When the attack commenced on 1st July the 24th Battalion of the Northumberland Fusiliers had to advance from the reserve trenches behind Tara and Usna Hill and walk well over two thousand yards (1800 metres) across totally exposed ground towards their objectives for the day – the trenches in front of the villages of Contalmaison and Pozières. German machine-guns and artillery decimated them, inflicting over 630 casualties by nightfall.

Bombing Sgt. 348 Patrick Butler, 24th Northumberland Fusiliers, killed 1st July 1916. © Patrick Butler.

They were led by Lieut-Col. Louis Meredith Howard who was seriously wounded and lay caught up on the German wire. Despite the danger, Bombing Sgt. Patrick Butler crawled out and extricated him before carrying him to the relative safety of the Lochnagar Crater. Shortly afterwards, whilst tending to his C/O, Sgt. Butler was sadly killed by a German sniper.

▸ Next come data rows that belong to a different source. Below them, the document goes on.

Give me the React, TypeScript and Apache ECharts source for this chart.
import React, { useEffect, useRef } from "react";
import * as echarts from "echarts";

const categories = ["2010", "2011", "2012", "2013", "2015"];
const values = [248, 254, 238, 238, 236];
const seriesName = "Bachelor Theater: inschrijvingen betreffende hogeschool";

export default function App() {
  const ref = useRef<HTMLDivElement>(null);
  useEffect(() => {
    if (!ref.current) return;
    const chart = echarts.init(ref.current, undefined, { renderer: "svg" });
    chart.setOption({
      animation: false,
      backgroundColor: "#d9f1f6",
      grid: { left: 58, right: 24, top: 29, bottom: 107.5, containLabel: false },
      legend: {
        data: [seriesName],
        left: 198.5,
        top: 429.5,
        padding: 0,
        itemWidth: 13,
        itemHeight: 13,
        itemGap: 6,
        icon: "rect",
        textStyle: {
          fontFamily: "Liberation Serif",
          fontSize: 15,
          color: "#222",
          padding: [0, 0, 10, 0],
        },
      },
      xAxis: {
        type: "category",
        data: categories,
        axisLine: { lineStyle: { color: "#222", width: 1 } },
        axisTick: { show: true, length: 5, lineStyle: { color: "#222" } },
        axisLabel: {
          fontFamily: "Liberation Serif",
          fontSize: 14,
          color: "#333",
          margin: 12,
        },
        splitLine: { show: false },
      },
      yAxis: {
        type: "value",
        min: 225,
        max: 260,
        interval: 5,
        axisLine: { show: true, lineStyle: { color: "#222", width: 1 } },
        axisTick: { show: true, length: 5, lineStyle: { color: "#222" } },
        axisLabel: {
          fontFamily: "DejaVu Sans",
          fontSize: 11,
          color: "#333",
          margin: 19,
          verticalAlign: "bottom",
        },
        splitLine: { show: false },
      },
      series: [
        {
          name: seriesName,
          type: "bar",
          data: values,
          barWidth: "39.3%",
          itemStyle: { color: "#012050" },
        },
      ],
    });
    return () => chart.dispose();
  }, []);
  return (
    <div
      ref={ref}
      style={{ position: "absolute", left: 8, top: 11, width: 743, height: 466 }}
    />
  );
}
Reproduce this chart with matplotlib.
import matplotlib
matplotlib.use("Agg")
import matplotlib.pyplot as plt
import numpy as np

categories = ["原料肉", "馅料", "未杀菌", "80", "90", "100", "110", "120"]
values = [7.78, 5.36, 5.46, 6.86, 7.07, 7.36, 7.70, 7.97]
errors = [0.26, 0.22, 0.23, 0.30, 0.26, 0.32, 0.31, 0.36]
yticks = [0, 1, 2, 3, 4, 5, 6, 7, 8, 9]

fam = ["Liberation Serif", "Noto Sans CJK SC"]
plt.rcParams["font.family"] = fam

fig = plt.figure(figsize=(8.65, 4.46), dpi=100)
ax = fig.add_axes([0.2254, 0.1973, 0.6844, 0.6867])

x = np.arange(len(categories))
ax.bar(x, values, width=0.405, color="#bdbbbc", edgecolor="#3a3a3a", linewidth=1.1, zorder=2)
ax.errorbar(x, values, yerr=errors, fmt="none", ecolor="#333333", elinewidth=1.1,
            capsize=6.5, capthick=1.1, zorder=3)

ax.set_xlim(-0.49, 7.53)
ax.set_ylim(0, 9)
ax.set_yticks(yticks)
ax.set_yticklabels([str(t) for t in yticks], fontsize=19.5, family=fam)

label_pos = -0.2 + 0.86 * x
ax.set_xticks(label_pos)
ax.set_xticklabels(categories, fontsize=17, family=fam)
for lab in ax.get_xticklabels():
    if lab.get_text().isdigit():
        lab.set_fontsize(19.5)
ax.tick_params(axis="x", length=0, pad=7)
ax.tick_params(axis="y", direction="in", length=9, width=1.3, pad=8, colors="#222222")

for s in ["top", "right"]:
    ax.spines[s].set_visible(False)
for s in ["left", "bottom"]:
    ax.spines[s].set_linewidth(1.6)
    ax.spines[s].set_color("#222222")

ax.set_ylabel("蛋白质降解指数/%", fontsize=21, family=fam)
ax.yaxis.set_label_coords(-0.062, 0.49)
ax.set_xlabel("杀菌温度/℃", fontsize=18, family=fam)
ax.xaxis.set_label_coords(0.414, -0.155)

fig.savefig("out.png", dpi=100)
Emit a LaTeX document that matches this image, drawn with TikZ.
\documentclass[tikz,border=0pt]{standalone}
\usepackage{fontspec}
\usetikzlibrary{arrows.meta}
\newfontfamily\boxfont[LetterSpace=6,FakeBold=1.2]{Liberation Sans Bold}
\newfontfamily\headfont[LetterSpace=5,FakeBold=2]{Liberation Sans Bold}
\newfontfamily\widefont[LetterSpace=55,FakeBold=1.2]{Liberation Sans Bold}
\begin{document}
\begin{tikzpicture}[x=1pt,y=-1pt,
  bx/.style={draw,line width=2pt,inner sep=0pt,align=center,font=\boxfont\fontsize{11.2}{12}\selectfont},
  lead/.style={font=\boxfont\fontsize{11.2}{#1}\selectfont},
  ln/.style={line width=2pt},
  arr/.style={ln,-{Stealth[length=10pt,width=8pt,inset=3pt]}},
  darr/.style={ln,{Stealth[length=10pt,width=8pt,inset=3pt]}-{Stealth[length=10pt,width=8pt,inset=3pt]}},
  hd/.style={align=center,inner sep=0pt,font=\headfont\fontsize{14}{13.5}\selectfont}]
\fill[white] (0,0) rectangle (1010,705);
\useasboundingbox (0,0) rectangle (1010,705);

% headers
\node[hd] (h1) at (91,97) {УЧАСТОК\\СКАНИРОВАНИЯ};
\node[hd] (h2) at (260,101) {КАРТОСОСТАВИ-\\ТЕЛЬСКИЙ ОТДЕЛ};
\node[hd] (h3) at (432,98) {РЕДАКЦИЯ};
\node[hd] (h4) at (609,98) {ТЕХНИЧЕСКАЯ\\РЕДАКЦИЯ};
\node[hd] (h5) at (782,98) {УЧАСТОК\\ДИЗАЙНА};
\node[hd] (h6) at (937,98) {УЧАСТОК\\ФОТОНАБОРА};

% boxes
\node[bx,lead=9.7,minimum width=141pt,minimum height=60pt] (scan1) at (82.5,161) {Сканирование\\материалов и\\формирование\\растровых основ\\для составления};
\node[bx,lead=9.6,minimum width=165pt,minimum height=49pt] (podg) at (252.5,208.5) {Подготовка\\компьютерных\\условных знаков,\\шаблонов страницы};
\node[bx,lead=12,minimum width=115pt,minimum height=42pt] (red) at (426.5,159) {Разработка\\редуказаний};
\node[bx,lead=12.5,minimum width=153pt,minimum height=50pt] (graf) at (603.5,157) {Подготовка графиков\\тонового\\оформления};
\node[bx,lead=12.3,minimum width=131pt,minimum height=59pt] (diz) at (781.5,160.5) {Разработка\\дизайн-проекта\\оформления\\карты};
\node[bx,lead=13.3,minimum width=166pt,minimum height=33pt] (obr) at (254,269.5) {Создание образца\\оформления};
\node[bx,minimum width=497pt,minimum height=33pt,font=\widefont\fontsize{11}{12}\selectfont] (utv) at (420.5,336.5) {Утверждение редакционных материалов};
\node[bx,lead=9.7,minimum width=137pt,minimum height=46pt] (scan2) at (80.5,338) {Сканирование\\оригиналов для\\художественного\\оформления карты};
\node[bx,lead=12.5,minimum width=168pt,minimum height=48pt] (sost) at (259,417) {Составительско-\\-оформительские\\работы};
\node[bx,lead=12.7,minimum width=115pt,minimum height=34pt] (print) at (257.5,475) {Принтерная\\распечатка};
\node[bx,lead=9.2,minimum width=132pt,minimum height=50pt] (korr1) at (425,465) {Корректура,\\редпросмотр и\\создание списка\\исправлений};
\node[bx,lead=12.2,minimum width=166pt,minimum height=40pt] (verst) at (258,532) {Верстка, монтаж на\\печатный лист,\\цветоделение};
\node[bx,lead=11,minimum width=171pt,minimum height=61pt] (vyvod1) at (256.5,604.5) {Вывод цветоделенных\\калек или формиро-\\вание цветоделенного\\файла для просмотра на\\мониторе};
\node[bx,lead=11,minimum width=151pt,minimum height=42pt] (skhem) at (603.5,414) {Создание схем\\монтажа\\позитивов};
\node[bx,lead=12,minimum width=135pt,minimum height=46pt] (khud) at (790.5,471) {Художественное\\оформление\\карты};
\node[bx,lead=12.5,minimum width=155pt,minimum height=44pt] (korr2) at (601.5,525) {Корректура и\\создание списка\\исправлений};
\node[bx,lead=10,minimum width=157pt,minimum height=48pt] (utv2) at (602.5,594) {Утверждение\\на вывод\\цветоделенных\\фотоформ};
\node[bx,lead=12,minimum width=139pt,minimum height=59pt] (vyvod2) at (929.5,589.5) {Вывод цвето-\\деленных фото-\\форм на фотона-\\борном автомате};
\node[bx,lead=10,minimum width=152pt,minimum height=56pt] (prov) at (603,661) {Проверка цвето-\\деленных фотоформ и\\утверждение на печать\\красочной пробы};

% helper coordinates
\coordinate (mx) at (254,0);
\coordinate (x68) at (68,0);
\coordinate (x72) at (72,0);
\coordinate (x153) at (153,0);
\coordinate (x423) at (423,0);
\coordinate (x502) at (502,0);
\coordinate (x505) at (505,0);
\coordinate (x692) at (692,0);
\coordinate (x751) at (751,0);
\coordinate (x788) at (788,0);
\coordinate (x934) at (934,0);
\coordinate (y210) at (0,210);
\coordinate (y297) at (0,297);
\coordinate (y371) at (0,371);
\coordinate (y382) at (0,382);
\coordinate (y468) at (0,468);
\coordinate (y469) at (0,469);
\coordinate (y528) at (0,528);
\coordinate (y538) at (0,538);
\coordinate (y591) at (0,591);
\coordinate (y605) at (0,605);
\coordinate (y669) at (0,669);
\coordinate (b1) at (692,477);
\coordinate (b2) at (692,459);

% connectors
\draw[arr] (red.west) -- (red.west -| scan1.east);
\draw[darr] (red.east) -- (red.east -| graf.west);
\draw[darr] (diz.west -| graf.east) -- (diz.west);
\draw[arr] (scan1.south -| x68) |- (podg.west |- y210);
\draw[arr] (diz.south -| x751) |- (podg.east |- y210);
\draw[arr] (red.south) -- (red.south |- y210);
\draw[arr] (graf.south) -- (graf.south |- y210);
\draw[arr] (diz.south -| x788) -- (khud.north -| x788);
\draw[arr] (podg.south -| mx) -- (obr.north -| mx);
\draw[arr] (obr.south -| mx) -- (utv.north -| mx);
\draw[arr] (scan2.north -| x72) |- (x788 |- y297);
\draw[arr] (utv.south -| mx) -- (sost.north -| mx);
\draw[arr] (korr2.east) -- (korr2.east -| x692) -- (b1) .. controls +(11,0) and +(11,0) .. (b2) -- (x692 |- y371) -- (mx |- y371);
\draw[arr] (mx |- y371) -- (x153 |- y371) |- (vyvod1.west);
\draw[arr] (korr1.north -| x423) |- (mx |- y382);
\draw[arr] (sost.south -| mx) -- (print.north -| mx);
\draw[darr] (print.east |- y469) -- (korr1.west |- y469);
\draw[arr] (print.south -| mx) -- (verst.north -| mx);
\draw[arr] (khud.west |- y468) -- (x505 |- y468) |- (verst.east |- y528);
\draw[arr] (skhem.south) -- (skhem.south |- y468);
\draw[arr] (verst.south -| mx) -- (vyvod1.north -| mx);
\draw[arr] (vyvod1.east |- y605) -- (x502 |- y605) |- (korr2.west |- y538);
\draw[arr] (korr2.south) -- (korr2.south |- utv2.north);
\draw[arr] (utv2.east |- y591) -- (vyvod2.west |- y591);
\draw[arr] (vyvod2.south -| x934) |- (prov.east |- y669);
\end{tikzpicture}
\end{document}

Equally sadly, Lieut-Col. Louis Meredith Howard succumbed to his wounds the following day and for several years now, on behalf of his relatives, a wreath has been placed in his memory during the Lochnagar Remembrance Ceremony.

They are both buried nearby in the Commonwealth War Graves Commission Ovillers Military Cemetery.

This was no doubt one of countless acts of selfless gallantry on that fateful day but there was an interesting postscript. In May 2016 there was a poignant meeting where, for the first time, the grandson of Lieut-Col. Louis Meredith Howard met the grandson of Bombing Sgt. Patrick Butler, the man who had sacrificed his own life in trying to save him.

And in July wreaths to them both are laid side by side during the Lochnagar Ceremony.